The Cubs piled on five runs during a fifth-inning rally and cruised to victory from there, dropping Miami to 10 games below the .500 mark.
Before a Cal Quantrill start even begins, you have a good idea of when it will end. On Monday, Miami Marlins manager Clayton McCullough continued the trend of going to his bullpen before Quantrill had a chance to face the opposing lineup for a third time. Quantrill had surrendered a two-run homer earlier in the inning and the Chicago Cubs went on to score three more runs once the veteran starter was taken out. On the other side, the Marlins offense was dominated by former Fish Colin Rea, losing by a final score of 5-2.
Quantrill was coming off a good start last week, allowing one run and striking out six against the Los Angeles Dodgers. The Marlins took him out following the fifth inning in favor of left-hander Anthony Veneziano. Despite having the platoon advantage when facing Shohei Ohtani and Freddie Freeman, he allowed home runs to both of them.
At Wrigley Field, Quantrill was clean through four innings, but shortstop Dansby Swanson took him deep for his ninth home run of the season, giving the Cubs a 2-0 lead. After allowing a double to Miguel Amaya, Jon Berti lined out to Matt Mervis. When the lineup card turned over, that was McCullough’s cue to pull his pitcher.
“I think he used his cutter very well,” said manager Clayton McCullough. “Ran into some deep counts, got the pitch count elevated…He did a good job early on of limiting traffic and making some pitches in counts when he had to. Other than the one mistake there to Dansby (Swanson), he gave us chances early to stay in that game.”
Once again, Veneziano was brought in to replace Quantrill, and once again, he struggled. Kyle Tucker tripled and Seiya Suzuki homered to extend Chicago’s lead. That was the only inning of the game where the Cubs scored, but it was more than enough.

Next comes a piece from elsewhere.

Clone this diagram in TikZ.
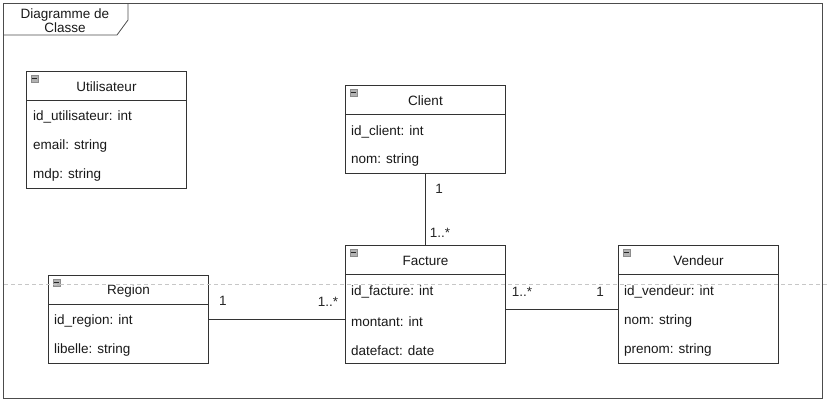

In his return off the IL, Derek Hill hit his second home run of the season in the top of the seventh inning to break up the shutout. The ball left the bat at 103.6 mph and went 399 feet to left-center.
Hill told the media earlier in the day that he wasn’t going to blame his early-season struggles on his wrist injury, but postgame, McCullough had a different opinion.
“It was definitely bothering him,” McCullough said. “He was grinding it out and then trying to stay in there and wanting to keep going…It definitely affected him. The break and the time was hopefully good. Get that thing healed up where he could just go out there again now and take the kind of swings he was taking earlier in the season.”
Quietly, rookie Cade Gibson had a very nice outing, going three shutout innings. He now has a 1.23 ERA in four appearances. He has given the Marlins a second lefty to use in addition to Veneziano, who has been worked heavily this season.
“He’s certainly not afraid,” said McCullough. “He goes out there, fills up the strike zone with multiple offerings. His ability to drop the curveball in there for strikes and he’s got his changeup behind it and used his sinker well. I think the ability to go out there and fill up the strike zone, get ahead of people, that’s what you want to see.”
With the loss, the Marlins fell to 15-25 on the season, ten games under .500 for the first time this season. They will look to even the series Tuesday night with Valente Bellozo taking the mound against Ben Brown. First pitch is at 7:40 pm.